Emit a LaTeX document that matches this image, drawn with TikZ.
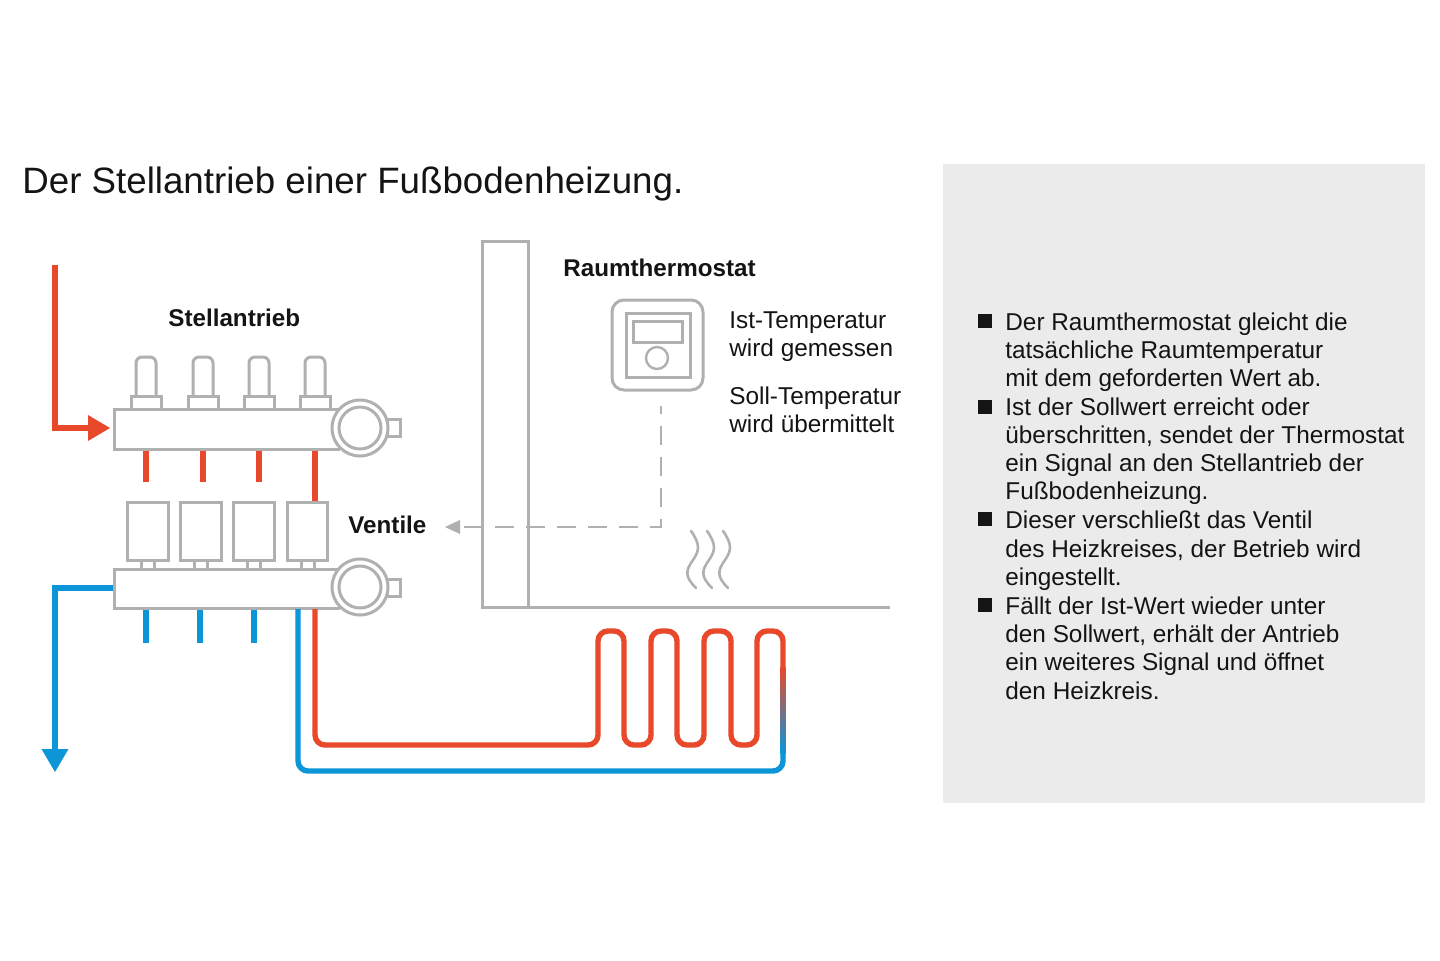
\documentclass[tikz,border=0pt]{standalone}
\usepackage{fontspec}
\setmainfont{Liberation Sans}
\definecolor{hot}{HTML}{E8492B}
\definecolor{cold}{HTML}{0C96D8}
\definecolor{lineg}{HTML}{B0B0B0}
\definecolor{panelg}{HTML}{EBEBEB}
\definecolor{ink}{HTML}{141414}
\newcommand{\fsize}[1]{\fontsize{#1}{#1}\selectfont}
\tikzset{
  hotpipe/.style={draw=hot,line width=2.7pt,rounded corners=5pt},
  coldpipe/.style={draw=cold,line width=2.7pt,rounded corners=5pt},
  straighthot/.style={draw=hot,line width=2.7pt},
  straightcold/.style={draw=cold,line width=2.7pt},
  part/.style={draw=lineg,line width=1.5pt,fill=white},
  titletext/.style={anchor=base west,inner sep=0pt,text=ink,font=\fsize{18.35}},
  headtext/.style={anchor=base west,inner sep=0pt,text=ink,font=\fsize{12.1}\bfseries},
  bodytext/.style={anchor=base west,inner sep=0pt,text=ink,font=\fsize{12.17}},
  bulletmark/.style={fill=ink,minimum size=7pt,inner sep=0pt,draw=none},
  wave/.style={draw=lineg,line width=1.3pt,line cap=round},
  signal/.style={draw=lineg,line width=1.4pt,dash pattern=on 9.5pt off 6pt,dash phase=5.5pt}
}
\begin{document}
\begin{tikzpicture}[x=0.5pt,y=-0.5pt]
\useasboundingbox (0,0) rectangle (1440,960);
\fill[white] (0,0) rectangle (1440,960);
\fill[panelg] (943,163.5) rectangle (1425,802.5);

\node[titletext] (title) at (22,193) {Der Stellantrieb einer Fußbodenheizung.};
\node[headtext] (h1) at (168,326) {Stellantrieb};
\node[headtext] (h2) at (563,276) {Raumthermostat};
\node[headtext] (h3) at (348,533.5) {Ventile};
\node[bodytext] (t1) at (729,328) {Ist-Temperatur};
\node[bodytext] (t2) at (729,356.5) {wird gemessen};
\node[bodytext] (t3) at (729,404) {Soll-Temperatur};
\node[bodytext] (t4) at (729,432) {wird übermittelt};

% text panel
\node[bulletmark] (b1) at (985,321) {};
\node[bulletmark] (b2) at (985,407) {};
\node[bulletmark] (b3) at (985,519) {};
\node[bulletmark] (b4) at (985,605) {};
\node[bodytext] (p1) at (1005,330) {Der Raumthermostat gleicht die};
\node[bodytext] (p2) at (1005,358) {tatsächliche Raumtemperatur};
\node[bodytext] (p3) at (1005,386) {mit dem geforderten Wert ab.};
\node[bodytext] (p4) at (1005,415) {Ist der Sollwert erreicht oder};
\node[bodytext] (p5) at (1005,443) {überschritten, sendet der Thermostat};
\node[bodytext] (p6) at (1005,471) {ein Signal an den Stellantrieb der};
\node[bodytext] (p7) at (1005,499) {Fußbodenheizung.};
\node[bodytext] (p8) at (1005,528) {Dieser verschließt das Ventil};
\node[bodytext] (p9) at (1005,557) {des Heizkreises, der Betrieb wird};
\node[bodytext] (p10) at (1005,585) {eingestellt.};
\node[bodytext] (p11) at (1005,614) {Fällt der Ist-Wert wieder unter};
\node[bodytext] (p12) at (1005,642) {den Sollwert, erhält der Antrieb};
\node[bodytext] (p13) at (1005,670) {ein weiteres Signal und öffnet};
\node[bodytext] (p14) at (1005,699) {den Heizkreis.};

% wall and floor
\draw[draw=lineg,line width=1.5pt] (890,607) -- (482,607) -- (482,241) -- (528,241) -- (528,607);

% thermostat
\draw[part,rounded corners=6pt] (612,300) rectangle (703,390);
\draw[part] (626,313) rectangle (690,377);
\draw[part] (633,321) rectangle (682,342);
\draw[part,line width=1.2pt] (657,358) circle (11);

% signal
\coordinate (sigstart) at (661,406);
\coordinate (sigcorner) at (661,527);
\coordinate (sigend) at (458,527);
\coordinate (sigtip) at (445,527);
\draw[signal] (sigstart) -- (sigcorner) -- (sigend);
\fill[lineg] (sigtip) -- (460,520) -- (460,534) -- cycle;

% warmth
\foreach \dx in {0,16,32}{
  \draw[wave] (691+\dx,531) .. controls (701+\dx,545) and (699+\dx,551) .. (693+\dx,560)
     .. controls (685+\dx,571) and (685+\dx,577) .. (696+\dx,588);
}

% supply and return arrows
\coordinate (inA) at (55,265);
\coordinate (inB) at (55,428);
\coordinate (inC) at (92,428);
\draw[straighthot] (inA) -- (inB) -- (inC);
\fill[hot] (110,428) -- (88,415) -- (88,441) -- cycle;
\coordinate (outA) at (114,588);
\coordinate (outB) at (55,588);
\coordinate (outC) at (55,752);
\draw[straightcold] (outA) -- (outB) -- (outC);
\fill[cold] (55,772) -- (41.5,749) -- (68.5,749) -- cycle;

% stubs
\foreach \x in {146,203,259}{ \draw[straighthot] (\x,449) -- (\x,482); }
\draw[straighthot] (315,449) -- (315,502);
\foreach \x in {146,200,254}{ \draw[straightcold] (\x,608) -- (\x,643); }

% actuators on top manifold
\foreach \x in {146,203,259,315}{
  \draw[part,rounded corners=3pt] (\x-10,398) -- (\x-10,357) -- (\x+10,357) -- (\x+10,398);
  \draw[part] (\x-15,396) rectangle (\x+15,409);
}
% valves
\foreach \a/\b/\c in {127/168/147.5,180/221/200.5,233/274/254,287/327/307.5}{
  \draw[part] (\c-6.5,560) rectangle (\c+6.5,569);
  \draw[part] (\a,502) rectangle (\b,560);
}
% manifolds
\foreach \t/\b/\c/\sa/\sb in {409/449/428/419/436,569/608/587/579/596}{
  \draw[part] (340,\t) -- (114,\t) -- (114,\b) -- (340,\b);
  \draw[part] (387,\sa) rectangle (400,\sb);
  \draw[part] (360,\c) circle (28);
  \draw[part,fill=none] (360,\c) circle (21);
}

% floor heating loop
\coordinate (hotstart) at (315,609);
\coordinate (fade) at (783,668);
\coordinate (fadeend) at (783,752);
\coordinate (coldend) at (298,609);
\draw[hotpipe] (hotstart) -- (315,745) -- (598,745) -- (598,631) -- (624,631) -- (624,745)
  -- (651,745) -- (651,631) -- (677,631) -- (677,745) -- (704,745) -- (704,631)
  -- (731,631) -- (731,745) -- (757,745) -- (757,631) -- (783,631) -- (fade);
\draw[coldpipe] (fadeend) -- (783,771) -- (298,771) -- (coldend);
\shade[top color=hot,bottom color=cold] (780.3,667) rectangle (785.7,753);
\end{tikzpicture}
\end{document}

**Stated task**
Exclude the images and reproduce the remaining data exactly.

**Exercise response**
Emit a LaTeX document that matches this image, drawn with TikZ.
\documentclass[tikz,border=0pt]{standalone}
\usepackage{fontspec}
\setmainfont{Liberation Sans}
\definecolor{hot}{HTML}{E8492B}
\definecolor{cold}{HTML}{0C96D8}
\definecolor{lineg}{HTML}{B0B0B0}
\definecolor{panelg}{HTML}{EBEBEB}
\definecolor{ink}{HTML}{141414}
\newcommand{\fsize}[1]{\fontsize{#1}{#1}\selectfont}
\tikzset{
  hotpipe/.style={draw=hot,line width=2.7pt,rounded corners=5pt},
  coldpipe/.style={draw=cold,line width=2.7pt,rounded corners=5pt},
  straighthot/.style={draw=hot,line width=2.7pt},
  straightcold/.style={draw=cold,line width=2.7pt},
  part/.style={draw=lineg,line width=1.5pt,fill=white},
  titletext/.style={anchor=base west,inner sep=0pt,text=ink,font=\fsize{18.35}},
  headtext/.style={anchor=base west,inner sep=0pt,text=ink,font=\fsize{12.1}\bfseries},
  bodytext/.style={anchor=base west,inner sep=0pt,text=ink,font=\fsize{12.17}},
  bulletmark/.style={fill=ink,minimum size=7pt,inner sep=0pt,draw=none},
  wave/.style={draw=lineg,line width=1.3pt,line cap=round},
  signal/.style={draw=lineg,line width=1.4pt,dash pattern=on 9.5pt off 6pt,dash phase=5.5pt}
}
\begin{document}
\begin{tikzpicture}[x=0.5pt,y=-0.5pt]
\useasboundingbox (0,0) rectangle (1440,960);
\fill[white] (0,0) rectangle (1440,960);
\fill[panelg] (943,163.5) rectangle (1425,802.5);

\node[titletext] (title) at (22,193) {Der Stellantrieb einer Fußbodenheizung.};
\node[headtext] (h1) at (168,326) {Stellantrieb};
\node[headtext] (h2) at (563,276) {Raumthermostat};
\node[headtext] (h3) at (348,533.5) {Ventile};
\node[bodytext] (t1) at (729,328) {Ist-Temperatur};
\node[bodytext] (t2) at (729,356.5) {wird gemessen};
\node[bodytext] (t3) at (729,404) {Soll-Temperatur};
\node[bodytext] (t4) at (729,432) {wird übermittelt};

% text panel
\node[bulletmark] (b1) at (985,321) {};
\node[bulletmark] (b2) at (985,407) {};
\node[bulletmark] (b3) at (985,519) {};
\node[bulletmark] (b4) at (985,605) {};
\node[bodytext] (p1) at (1005,330) {Der Raumthermostat gleicht die};
\node[bodytext] (p2) at (1005,358) {tatsächliche Raumtemperatur};
\node[bodytext] (p3) at (1005,386) {mit dem geforderten Wert ab.};
\node[bodytext] (p4) at (1005,415) {Ist der Sollwert erreicht oder};
\node[bodytext] (p5) at (1005,443) {überschritten, sendet der Thermostat};
\node[bodytext] (p6) at (1005,471) {ein Signal an den Stellantrieb der};
\node[bodytext] (p7) at (1005,499) {Fußbodenheizung.};
\node[bodytext] (p8) at (1005,528) {Dieser verschließt das Ventil};
\node[bodytext] (p9) at (1005,557) {des Heizkreises, der Betrieb wird};
\node[bodytext] (p10) at (1005,585) {eingestellt.};
\node[bodytext] (p11) at (1005,614) {Fällt der Ist-Wert wieder unter};
\node[bodytext] (p12) at (1005,642) {den Sollwert, erhält der Antrieb};
\node[bodytext] (p13) at (1005,670) {ein weiteres Signal und öffnet};
\node[bodytext] (p14) at (1005,699) {den Heizkreis.};

% wall and floor
\draw[draw=lineg,line width=1.5pt] (890,607) -- (482,607) -- (482,241) -- (528,241) -- (528,607);

% thermostat
\draw[part,rounded corners=6pt] (612,300) rectangle (703,390);
\draw[part] (626,313) rectangle (690,377);
\draw[part] (633,321) rectangle (682,342);
\draw[part,line width=1.2pt] (657,358) circle (11);

% signal
\coordinate (sigstart) at (661,406);
\coordinate (sigcorner) at (661,527);
\coordinate (sigend) at (458,527);
\coordinate (sigtip) at (445,527);
\draw[signal] (sigstart) -- (sigcorner) -- (sigend);
\fill[lineg] (sigtip) -- (460,520) -- (460,534) -- cycle;

% warmth
\foreach \dx in {0,16,32}{
  \draw[wave] (691+\dx,531) .. controls (701+\dx,545) and (699+\dx,551) .. (693+\dx,560)
     .. controls (685+\dx,571) and (685+\dx,577) .. (696+\dx,588);
}

% supply and return arrows
\coordinate (inA) at (55,265);
\coordinate (inB) at (55,428);
\coordinate (inC) at (92,428);
\draw[straighthot] (inA) -- (inB) -- (inC);
\fill[hot] (110,428) -- (88,415) -- (88,441) -- cycle;
\coordinate (outA) at (114,588);
\coordinate (outB) at (55,588);
\coordinate (outC) at (55,752);
\draw[straightcold] (outA) -- (outB) -- (outC);
\fill[cold] (55,772) -- (41.5,749) -- (68.5,749) -- cycle;

% stubs
\foreach \x in {146,203,259}{ \draw[straighthot] (\x,449) -- (\x,482); }
\draw[straighthot] (315,449) -- (315,502);
\foreach \x in {146,200,254}{ \draw[straightcold] (\x,608) -- (\x,643); }

% actuators on top manifold
\foreach \x in {146,203,259,315}{
  \draw[part,rounded corners=3pt] (\x-10,398) -- (\x-10,357) -- (\x+10,357) -- (\x+10,398);
  \draw[part] (\x-15,396) rectangle (\x+15,409);
}
% valves
\foreach \a/\b/\c in {127/168/147.5,180/221/200.5,233/274/254,287/327/307.5}{
  \draw[part] (\c-6.5,560) rectangle (\c+6.5,569);
  \draw[part] (\a,502) rectangle (\b,560);
}
% manifolds
\foreach \t/\b/\c/\sa/\sb in {409/449/428/419/436,569/608/587/579/596}{
  \draw[part] (340,\t) -- (114,\t) -- (114,\b) -- (340,\b);
  \draw[part] (387,\sa) rectangle (400,\sb);
  \draw[part] (360,\c) circle (28);
  \draw[part,fill=none] (360,\c) circle (21);
}

% floor heating loop
\coordinate (hotstart) at (315,609);
\coordinate (fade) at (783,668);
\coordinate (fadeend) at (783,752);
\coordinate (coldend) at (298,609);
\draw[hotpipe] (hotstart) -- (315,745) -- (598,745) -- (598,631) -- (624,631) -- (624,745)
  -- (651,745) -- (651,631) -- (677,631) -- (677,745) -- (704,745) -- (704,631)
  -- (731,631) -- (731,745) -- (757,745) -- (757,631) -- (783,631) -- (fade);
\draw[coldpipe] (fadeend) -- (783,771) -- (298,771) -- (coldend);
\shade[top color=hot,bottom color=cold] (780.3,667) rectangle (785.7,753);
\end{tikzpicture}
\end{document}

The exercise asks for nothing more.